Sometimes I wonder why we make parenting so hard on ourselves. Seriously! Do the indigenous tribes of the world sit around and read a million books on breastfeeding, and then co-sleeping and then how to parent and how to be gentle and educational methods and how to raise productive citizens? No, of course not. They have each other, they have traditional ways of doing things, they have elders who help, they have huge close communities.
Our problem is that we have lost our way in our society and we are re-creating the parenting wheel ourselves, bit by bit, in our own homes. The wonderful book “The Spiritual Tasks of the Homemaker” by Manfred Schmidt-Brabant is precisely about this subject. We have lost so much of the intrinsic, the from the heart parenting, that sometimes we wonder if we will ever see it again. And in the meantime, our children look to us to lead and to guide and to love and to cherish them.
Here are some rules of simplicity in parenting that really struck me tonight:
Love your child. Hold your child, tell them you love them, breastfeed them, sleep with them, be close to them. Look at the world from their eyes, but do not assume they feel about things as you do or understand the things you understand – they are not a miniature extension of you, they have not had your experience, they have a different consciousness! Respect them, and also respect them enough to know when they need you and your gentle help to guide them.

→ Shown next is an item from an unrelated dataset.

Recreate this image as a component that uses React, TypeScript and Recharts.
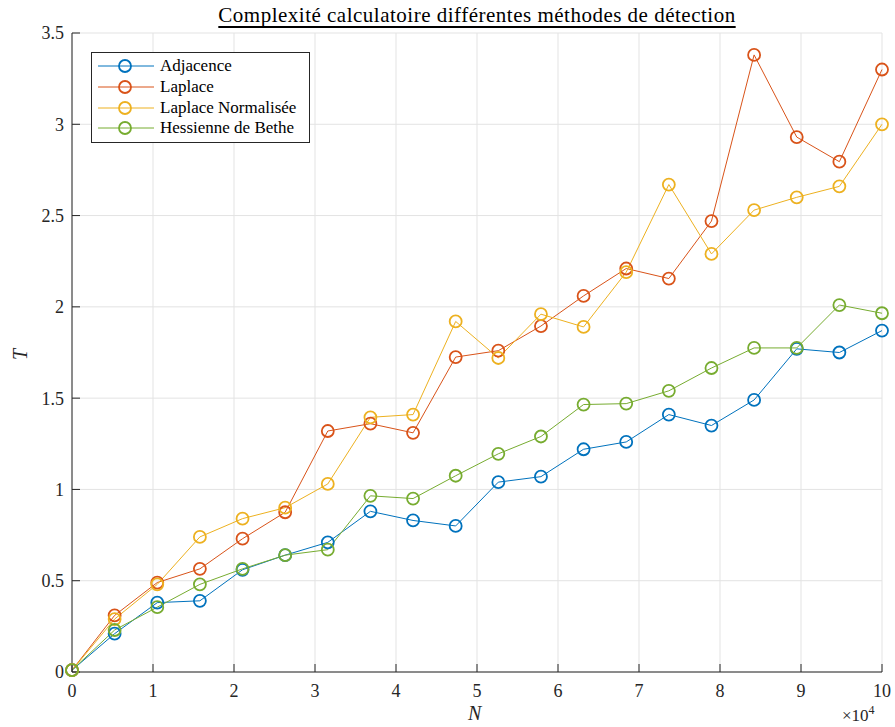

Enjoy life and be confident in your life! Enjoy your children. Don’t you think they know when in your heart you feel irritable, trapped, resentful, wondering where your life is? If you cannot enjoy this life that you were given, please, please, help yourself out. Discuss your feelings with your spouse and with your extended family, find a friend to talk to, find a mother’s helper for a few hours each day, talk to a counselor, go see a doctor to rule out any physical causes of depression, create a community for yourself. Your children deserve a whole human being, a whole beautiful and wonderful and wise woman to take care of them!
Re-frame your own attitude. Parenting should not be the end of your life; parenting is just the beginning! Find things for you that you need to do to be that whole person, work with your spouse or a friend to make it happen, but also realize this is BIGGER than just you; this is not all about you; it is about these wonderful spiritual beings that decided to come and be with you and be a part of your family! Family is a bigger and more beautiful thing than you alone!
Know that you set the tone in your home. Men do things differently than women, they parent differently; so why nag? Where and what does nagging get you? Model and set the tone. Healthy eating, healthy sleeping, healthy communication, rest, peacefulness, fun together, joy, being outside: the keys to a healthy life no matter what your age!
Find the positive. Find the positive intent. Instead of assuming the worst of your children, your spouse, the friends you thought you had, assume something positive. Assume the people who love you want to help you, that they do support you and understand you. Cut those people some slack; we are not perfect beings in this perfect world! Maintain some of a feeling of joy and innocence regarding your world, it is possible! Look at the possible needs behind your child’s behavior and don’t discuss it with them, for heaven’s sake, but use it to help guide your child! Uplift your child, move and dance with them and love them to where they are supposed to be in life and who they are unfolding to be!
Love your children, love yourself and love each other. Simplicity in parenting!